§ DATA LINES:
+++

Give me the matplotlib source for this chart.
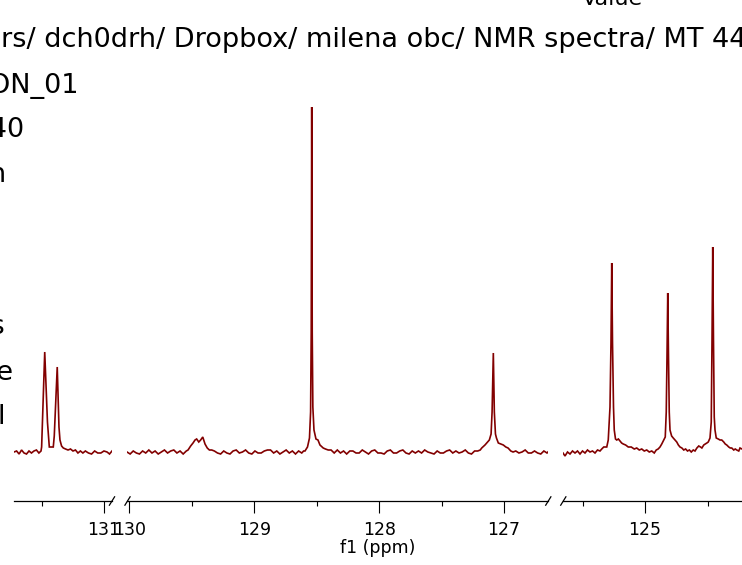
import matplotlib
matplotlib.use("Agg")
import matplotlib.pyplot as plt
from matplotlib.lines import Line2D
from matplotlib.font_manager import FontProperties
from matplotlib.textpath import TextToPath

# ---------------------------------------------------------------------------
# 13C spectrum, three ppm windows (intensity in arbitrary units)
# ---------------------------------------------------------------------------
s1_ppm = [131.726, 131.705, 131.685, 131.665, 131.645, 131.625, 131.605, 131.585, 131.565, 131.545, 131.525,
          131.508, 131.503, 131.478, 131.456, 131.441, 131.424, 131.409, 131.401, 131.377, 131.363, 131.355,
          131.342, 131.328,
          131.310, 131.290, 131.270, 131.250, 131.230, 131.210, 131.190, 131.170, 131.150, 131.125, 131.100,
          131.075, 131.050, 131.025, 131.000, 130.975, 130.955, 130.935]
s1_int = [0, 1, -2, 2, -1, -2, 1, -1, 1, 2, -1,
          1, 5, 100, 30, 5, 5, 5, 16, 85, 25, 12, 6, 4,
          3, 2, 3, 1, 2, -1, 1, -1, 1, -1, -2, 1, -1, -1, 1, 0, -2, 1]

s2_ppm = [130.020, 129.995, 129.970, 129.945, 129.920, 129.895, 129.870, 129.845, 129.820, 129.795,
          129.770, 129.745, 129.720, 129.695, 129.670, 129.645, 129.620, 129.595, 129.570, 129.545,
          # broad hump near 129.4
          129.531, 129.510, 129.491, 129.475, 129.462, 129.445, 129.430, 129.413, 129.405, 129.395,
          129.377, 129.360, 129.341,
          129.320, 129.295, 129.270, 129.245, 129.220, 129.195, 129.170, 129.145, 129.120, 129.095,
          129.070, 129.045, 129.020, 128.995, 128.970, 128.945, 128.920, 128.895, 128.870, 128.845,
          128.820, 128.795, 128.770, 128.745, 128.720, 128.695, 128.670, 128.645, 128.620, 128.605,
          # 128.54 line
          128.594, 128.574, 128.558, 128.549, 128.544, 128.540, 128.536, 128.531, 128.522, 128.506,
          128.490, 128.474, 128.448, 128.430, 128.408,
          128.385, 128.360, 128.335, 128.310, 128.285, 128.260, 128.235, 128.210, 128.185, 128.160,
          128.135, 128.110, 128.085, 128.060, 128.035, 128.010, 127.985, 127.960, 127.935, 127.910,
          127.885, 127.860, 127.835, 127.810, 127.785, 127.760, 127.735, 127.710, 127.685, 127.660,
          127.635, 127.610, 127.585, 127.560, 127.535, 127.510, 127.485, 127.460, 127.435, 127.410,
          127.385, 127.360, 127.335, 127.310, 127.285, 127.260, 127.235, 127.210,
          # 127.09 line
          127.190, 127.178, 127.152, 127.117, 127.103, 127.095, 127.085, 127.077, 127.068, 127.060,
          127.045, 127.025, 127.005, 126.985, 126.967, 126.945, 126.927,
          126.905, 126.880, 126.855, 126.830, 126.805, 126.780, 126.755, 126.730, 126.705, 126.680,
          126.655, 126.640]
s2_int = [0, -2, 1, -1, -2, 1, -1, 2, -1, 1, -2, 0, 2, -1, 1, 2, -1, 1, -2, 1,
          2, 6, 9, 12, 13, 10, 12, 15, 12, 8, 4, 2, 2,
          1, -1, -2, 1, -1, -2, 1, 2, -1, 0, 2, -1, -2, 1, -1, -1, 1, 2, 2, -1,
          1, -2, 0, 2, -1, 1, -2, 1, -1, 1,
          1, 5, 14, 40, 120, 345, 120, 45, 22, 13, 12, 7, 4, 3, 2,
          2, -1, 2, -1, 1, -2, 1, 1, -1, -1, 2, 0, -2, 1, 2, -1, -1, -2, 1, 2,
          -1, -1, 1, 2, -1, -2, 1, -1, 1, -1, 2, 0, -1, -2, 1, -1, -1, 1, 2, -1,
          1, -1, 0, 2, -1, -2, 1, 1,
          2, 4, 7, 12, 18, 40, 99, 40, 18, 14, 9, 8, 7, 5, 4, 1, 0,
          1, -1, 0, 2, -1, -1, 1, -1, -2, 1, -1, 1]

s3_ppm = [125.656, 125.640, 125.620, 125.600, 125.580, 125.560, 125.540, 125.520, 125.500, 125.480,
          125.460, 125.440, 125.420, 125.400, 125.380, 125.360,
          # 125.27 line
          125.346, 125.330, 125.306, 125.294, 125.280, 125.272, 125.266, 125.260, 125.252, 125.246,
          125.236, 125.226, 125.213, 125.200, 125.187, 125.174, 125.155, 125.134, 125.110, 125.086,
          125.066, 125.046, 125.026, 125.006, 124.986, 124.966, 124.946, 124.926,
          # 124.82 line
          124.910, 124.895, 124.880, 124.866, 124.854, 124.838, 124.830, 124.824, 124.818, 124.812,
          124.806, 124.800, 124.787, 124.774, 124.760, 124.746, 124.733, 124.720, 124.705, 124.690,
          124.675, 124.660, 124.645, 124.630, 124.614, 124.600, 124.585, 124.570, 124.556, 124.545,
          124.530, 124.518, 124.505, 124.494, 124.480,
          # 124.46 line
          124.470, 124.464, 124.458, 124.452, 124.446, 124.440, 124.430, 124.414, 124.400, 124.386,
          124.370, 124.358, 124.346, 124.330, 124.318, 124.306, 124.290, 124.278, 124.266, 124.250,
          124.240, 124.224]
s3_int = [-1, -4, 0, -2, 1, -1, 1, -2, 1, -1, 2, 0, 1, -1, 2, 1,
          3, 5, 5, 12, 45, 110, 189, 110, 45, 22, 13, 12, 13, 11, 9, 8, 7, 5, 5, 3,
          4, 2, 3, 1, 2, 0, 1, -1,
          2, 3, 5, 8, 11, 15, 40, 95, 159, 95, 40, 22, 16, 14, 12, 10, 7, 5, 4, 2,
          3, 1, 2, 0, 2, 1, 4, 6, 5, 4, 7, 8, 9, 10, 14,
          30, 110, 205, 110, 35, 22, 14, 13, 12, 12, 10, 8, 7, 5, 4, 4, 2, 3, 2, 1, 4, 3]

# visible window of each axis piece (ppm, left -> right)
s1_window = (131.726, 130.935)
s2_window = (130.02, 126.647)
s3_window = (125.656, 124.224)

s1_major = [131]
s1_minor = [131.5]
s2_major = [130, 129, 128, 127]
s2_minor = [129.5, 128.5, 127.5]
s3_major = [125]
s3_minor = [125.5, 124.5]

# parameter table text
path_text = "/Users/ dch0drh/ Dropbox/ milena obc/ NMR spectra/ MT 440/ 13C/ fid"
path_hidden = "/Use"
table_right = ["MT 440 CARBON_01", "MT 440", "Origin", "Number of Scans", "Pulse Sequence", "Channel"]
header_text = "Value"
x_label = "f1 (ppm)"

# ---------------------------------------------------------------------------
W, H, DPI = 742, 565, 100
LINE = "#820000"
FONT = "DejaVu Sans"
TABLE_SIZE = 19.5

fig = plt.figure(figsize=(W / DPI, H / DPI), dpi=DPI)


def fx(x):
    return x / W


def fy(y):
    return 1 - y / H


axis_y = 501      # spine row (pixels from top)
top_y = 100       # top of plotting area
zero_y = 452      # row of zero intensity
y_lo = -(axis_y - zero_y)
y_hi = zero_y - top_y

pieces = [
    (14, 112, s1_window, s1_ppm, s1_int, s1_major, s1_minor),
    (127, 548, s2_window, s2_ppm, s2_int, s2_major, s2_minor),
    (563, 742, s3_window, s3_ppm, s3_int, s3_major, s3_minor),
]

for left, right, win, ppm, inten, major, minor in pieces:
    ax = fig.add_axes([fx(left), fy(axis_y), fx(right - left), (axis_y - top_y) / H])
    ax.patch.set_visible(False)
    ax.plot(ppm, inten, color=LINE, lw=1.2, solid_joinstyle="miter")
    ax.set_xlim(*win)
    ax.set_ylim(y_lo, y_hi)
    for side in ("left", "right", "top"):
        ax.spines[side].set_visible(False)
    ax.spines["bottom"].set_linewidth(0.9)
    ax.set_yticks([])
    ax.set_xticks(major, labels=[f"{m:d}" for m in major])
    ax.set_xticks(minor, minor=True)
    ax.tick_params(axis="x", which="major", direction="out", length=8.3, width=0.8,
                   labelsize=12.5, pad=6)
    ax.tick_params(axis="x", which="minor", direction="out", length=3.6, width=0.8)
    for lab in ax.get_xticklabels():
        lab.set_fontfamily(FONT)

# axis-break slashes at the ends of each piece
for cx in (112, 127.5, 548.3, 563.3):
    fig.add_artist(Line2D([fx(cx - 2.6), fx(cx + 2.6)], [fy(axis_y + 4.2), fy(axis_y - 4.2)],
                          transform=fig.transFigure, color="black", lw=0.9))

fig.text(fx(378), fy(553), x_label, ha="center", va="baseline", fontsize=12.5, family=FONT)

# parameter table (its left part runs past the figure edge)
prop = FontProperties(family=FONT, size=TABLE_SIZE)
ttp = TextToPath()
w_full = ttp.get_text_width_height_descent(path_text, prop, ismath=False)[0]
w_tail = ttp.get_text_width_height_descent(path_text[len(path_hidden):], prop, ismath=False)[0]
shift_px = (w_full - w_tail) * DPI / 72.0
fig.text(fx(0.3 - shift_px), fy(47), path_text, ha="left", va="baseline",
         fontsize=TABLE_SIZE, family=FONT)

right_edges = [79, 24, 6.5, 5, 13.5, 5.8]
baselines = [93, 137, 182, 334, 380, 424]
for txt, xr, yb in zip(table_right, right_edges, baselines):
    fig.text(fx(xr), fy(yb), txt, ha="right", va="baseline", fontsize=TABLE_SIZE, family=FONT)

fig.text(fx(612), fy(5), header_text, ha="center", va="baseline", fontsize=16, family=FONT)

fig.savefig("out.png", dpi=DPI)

+++

Please restate the material above line by line, exactly, beginning at its first line and ending with the line that contains "-1, 1, 0, -2, 1]", without any pictures.

Give me the matplotlib source for this chart.
import matplotlib
matplotlib.use("Agg")
import matplotlib.pyplot as plt
from matplotlib.lines import Line2D
from matplotlib.font_manager import FontProperties
from matplotlib.textpath import TextToPath

# ---------------------------------------------------------------------------
# 13C spectrum, three ppm windows (intensity in arbitrary units)
# ---------------------------------------------------------------------------
s1_ppm = [131.726, 131.705, 131.685, 131.665, 131.645, 131.625, 131.605, 131.585, 131.565, 131.545, 131.525,
          131.508, 131.503, 131.478, 131.456, 131.441, 131.424, 131.409, 131.401, 131.377, 131.363, 131.355,
          131.342, 131.328,
          131.310, 131.290, 131.270, 131.250, 131.230, 131.210, 131.190, 131.170, 131.150, 131.125, 131.100,
          131.075, 131.050, 131.025, 131.000, 130.975, 130.955, 130.935]
s1_int = [0, 1, -2, 2, -1, -2, 1, -1, 1, 2, -1,
          1, 5, 100, 30, 5, 5, 5, 16, 85, 25, 12, 6, 4,
          3, 2, 3, 1, 2, -1, 1, -1, 1, -1, -2, 1, -1, -1, 1, 0, -2, 1]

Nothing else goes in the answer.